[start Exercise materials]

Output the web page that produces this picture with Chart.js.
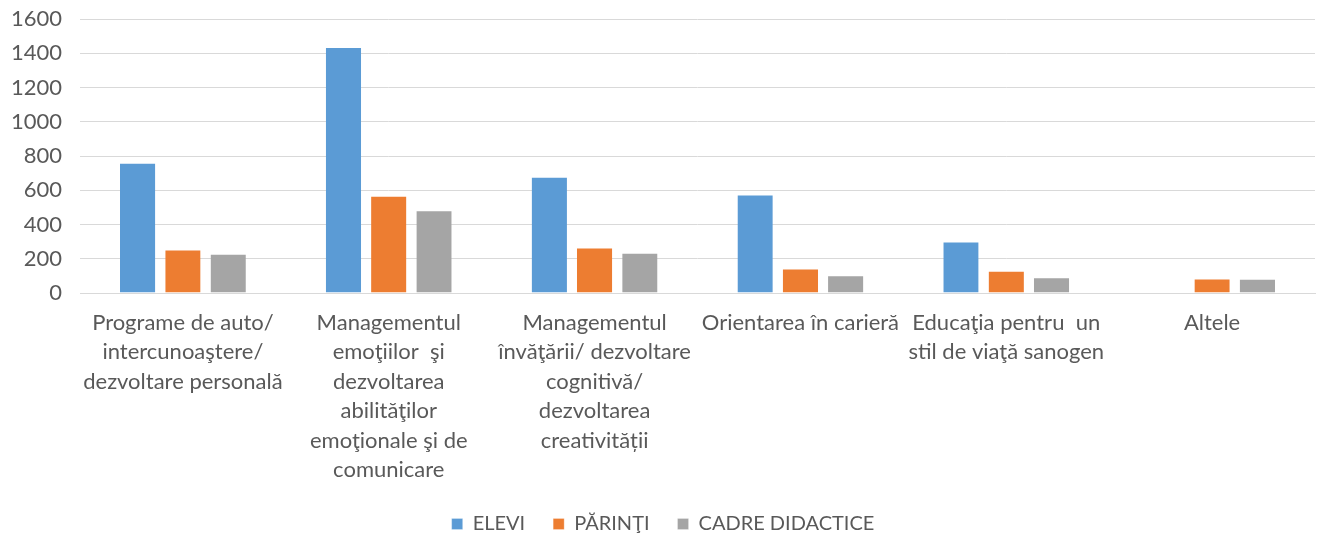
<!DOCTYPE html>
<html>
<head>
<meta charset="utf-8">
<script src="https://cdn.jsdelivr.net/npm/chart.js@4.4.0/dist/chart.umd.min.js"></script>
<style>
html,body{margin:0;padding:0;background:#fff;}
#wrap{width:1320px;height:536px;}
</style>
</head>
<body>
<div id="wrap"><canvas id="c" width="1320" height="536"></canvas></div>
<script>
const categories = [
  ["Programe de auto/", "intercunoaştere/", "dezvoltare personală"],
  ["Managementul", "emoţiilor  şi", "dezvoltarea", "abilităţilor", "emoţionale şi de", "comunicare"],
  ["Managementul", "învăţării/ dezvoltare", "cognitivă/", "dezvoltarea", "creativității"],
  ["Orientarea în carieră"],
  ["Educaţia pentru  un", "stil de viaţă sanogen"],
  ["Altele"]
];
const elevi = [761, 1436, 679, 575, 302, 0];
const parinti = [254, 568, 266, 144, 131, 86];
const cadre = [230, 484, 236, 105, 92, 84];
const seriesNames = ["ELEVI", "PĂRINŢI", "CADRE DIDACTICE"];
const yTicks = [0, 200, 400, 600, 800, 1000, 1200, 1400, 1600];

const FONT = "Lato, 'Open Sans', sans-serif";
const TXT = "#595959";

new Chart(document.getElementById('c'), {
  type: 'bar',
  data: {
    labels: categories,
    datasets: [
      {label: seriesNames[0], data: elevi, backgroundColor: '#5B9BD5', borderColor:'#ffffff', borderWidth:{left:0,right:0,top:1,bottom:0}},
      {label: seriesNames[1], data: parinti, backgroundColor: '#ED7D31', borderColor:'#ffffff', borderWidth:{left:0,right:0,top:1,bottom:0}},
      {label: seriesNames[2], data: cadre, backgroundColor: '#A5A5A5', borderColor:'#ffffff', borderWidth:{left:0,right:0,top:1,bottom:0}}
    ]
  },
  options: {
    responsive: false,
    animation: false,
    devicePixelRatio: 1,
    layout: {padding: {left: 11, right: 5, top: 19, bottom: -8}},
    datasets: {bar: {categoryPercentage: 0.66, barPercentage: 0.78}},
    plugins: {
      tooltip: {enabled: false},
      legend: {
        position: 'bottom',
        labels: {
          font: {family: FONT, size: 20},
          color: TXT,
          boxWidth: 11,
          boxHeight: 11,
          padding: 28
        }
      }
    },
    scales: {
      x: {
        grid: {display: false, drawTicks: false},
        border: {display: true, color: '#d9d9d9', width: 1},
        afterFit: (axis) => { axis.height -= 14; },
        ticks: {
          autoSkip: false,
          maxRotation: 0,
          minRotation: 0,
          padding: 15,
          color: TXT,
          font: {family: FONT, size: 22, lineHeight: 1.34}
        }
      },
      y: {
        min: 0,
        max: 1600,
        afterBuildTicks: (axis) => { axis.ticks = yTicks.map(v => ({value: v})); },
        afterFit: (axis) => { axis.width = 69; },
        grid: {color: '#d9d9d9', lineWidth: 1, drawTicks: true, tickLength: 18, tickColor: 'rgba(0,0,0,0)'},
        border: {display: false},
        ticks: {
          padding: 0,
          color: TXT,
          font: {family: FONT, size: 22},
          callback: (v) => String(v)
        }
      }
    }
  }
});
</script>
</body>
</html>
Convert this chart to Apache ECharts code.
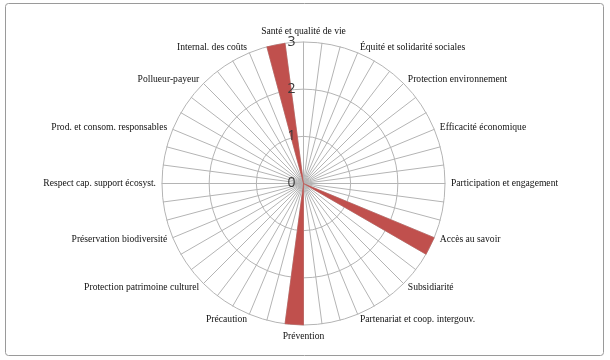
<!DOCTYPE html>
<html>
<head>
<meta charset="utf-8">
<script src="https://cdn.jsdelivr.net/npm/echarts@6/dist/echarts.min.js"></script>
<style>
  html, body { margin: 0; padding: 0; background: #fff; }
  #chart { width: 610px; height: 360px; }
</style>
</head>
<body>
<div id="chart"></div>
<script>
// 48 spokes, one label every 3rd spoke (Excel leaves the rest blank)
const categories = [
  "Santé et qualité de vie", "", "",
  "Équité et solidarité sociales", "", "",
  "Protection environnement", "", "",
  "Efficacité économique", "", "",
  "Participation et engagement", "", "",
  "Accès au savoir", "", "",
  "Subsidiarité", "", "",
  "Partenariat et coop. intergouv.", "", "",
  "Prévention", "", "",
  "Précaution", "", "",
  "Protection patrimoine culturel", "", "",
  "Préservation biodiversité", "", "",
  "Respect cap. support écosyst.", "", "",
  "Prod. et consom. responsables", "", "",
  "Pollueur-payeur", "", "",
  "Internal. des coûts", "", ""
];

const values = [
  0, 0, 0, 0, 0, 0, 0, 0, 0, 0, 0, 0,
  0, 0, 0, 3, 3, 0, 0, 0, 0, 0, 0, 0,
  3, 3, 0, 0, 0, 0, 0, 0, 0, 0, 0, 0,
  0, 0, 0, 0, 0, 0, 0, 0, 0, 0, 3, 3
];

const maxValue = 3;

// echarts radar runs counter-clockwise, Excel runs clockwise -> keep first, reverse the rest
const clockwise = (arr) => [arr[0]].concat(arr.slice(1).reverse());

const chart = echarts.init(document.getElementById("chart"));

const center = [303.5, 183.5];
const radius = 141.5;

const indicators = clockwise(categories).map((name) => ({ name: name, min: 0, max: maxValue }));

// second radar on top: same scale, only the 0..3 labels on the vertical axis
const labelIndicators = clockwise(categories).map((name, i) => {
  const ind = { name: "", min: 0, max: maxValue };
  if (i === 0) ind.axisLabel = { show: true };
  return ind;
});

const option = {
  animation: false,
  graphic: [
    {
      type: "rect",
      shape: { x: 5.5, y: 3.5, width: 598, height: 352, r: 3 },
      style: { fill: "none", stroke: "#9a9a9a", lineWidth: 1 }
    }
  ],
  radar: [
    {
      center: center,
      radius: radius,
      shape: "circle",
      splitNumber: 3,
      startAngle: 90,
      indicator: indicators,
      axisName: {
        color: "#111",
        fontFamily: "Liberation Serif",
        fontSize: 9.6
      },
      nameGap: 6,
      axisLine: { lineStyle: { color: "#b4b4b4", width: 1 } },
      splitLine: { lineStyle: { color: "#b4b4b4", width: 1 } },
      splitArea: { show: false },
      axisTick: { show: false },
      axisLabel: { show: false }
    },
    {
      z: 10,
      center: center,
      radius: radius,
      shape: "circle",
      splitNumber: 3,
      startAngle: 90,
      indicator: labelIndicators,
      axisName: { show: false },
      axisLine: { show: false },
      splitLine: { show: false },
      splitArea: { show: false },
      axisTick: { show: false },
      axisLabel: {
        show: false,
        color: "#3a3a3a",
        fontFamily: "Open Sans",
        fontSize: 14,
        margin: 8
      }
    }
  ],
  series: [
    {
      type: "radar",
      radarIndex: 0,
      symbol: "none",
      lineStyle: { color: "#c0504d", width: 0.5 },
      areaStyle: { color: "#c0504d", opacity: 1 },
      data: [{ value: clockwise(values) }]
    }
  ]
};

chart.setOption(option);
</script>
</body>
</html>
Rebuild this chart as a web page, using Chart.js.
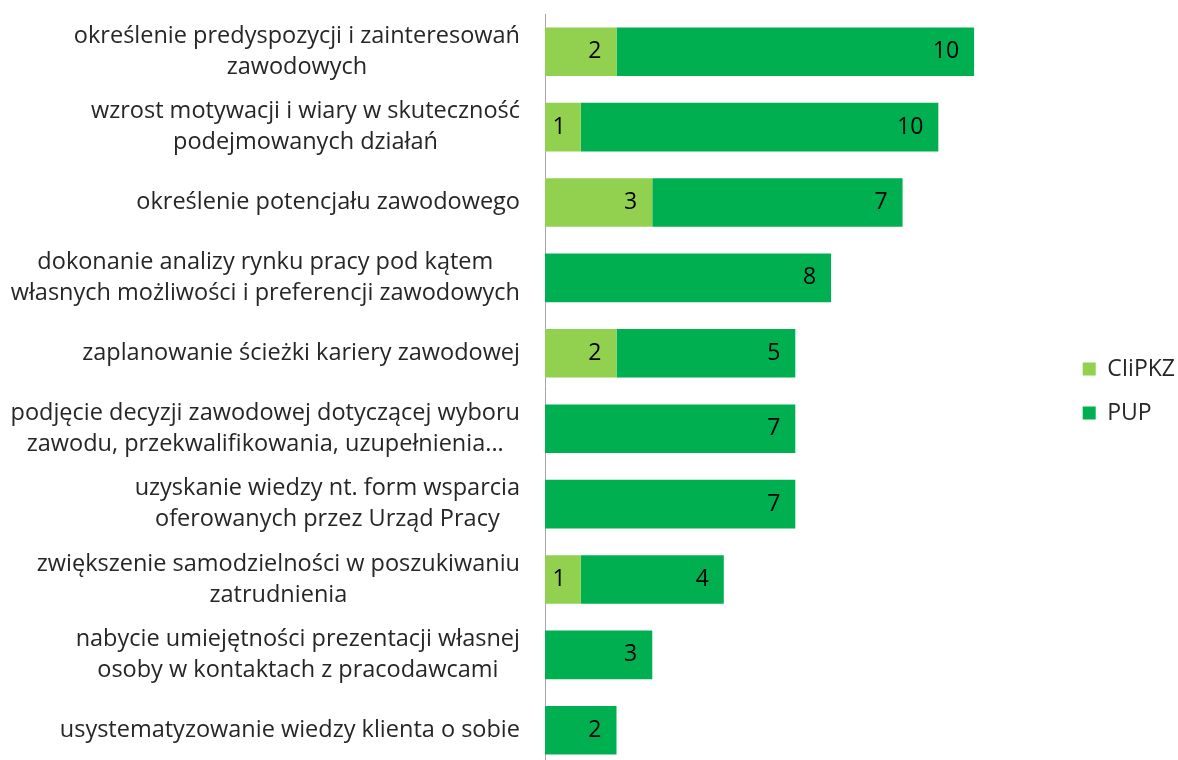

[end Exercise materials]

**Problem requirements**.
Each line that has the word "page" should be copied.

**Correct output**.
Output the web page that produces this picture with Chart.js.
Rebuild this chart as a web page, using Chart.js.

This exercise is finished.